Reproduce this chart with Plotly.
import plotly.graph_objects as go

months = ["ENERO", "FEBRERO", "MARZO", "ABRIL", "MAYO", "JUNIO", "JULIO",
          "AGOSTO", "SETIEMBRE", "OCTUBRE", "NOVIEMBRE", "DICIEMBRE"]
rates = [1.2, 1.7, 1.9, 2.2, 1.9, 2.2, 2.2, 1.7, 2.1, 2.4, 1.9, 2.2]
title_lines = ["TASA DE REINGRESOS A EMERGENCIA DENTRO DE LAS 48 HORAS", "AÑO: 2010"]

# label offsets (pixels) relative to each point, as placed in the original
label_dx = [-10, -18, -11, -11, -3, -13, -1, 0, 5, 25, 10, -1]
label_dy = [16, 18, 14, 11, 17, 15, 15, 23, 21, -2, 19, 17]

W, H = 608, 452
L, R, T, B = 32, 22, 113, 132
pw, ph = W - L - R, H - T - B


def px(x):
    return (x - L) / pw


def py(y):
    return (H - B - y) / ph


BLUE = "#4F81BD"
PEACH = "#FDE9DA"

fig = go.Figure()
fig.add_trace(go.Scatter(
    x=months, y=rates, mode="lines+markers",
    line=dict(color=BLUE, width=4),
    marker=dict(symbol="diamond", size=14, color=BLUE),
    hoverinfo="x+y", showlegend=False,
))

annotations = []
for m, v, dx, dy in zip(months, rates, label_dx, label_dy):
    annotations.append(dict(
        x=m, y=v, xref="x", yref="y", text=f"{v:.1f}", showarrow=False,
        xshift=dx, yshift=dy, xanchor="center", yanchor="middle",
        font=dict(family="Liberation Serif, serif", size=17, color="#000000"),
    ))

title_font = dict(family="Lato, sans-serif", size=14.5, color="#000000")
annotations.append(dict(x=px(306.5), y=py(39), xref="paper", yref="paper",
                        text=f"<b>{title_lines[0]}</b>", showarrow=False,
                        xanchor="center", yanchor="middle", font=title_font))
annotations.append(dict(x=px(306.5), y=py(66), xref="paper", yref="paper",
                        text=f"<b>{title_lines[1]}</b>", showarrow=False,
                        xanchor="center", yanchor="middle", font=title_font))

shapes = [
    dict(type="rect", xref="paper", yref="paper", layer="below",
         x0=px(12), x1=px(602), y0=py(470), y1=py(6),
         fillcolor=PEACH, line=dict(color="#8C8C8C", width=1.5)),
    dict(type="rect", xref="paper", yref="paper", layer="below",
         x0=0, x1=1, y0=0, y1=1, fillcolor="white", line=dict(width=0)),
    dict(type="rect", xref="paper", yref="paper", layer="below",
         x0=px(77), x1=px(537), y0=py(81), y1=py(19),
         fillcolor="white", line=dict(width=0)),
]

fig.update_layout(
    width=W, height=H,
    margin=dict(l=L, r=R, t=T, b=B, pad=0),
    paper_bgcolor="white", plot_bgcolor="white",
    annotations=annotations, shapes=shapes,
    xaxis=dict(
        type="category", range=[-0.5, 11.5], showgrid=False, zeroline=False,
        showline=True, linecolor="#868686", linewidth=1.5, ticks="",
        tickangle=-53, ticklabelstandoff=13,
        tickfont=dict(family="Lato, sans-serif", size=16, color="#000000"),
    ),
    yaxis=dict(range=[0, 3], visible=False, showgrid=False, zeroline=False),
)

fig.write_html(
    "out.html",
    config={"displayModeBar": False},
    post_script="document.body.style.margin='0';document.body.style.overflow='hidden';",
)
• • •
= Problem =
Return exactly, please, the lines of the material from the first one down to and including the line where "DE REINGRESOS A" appears.

= Written solution =
Reproduce this chart with Plotly.
import plotly.graph_objects as go

months = ["ENERO", "FEBRERO", "MARZO", "ABRIL", "MAYO", "JUNIO", "JULIO",
          "AGOSTO", "SETIEMBRE", "OCTUBRE", "NOVIEMBRE", "DICIEMBRE"]
rates = [1.2, 1.7, 1.9, 2.2, 1.9, 2.2, 2.2, 1.7, 2.1, 2.4, 1.9, 2.2]
title_lines = ["TASA DE REINGRESOS A EMERGENCIA DENTRO DE LAS 48 HORAS", "AÑO: 2010"]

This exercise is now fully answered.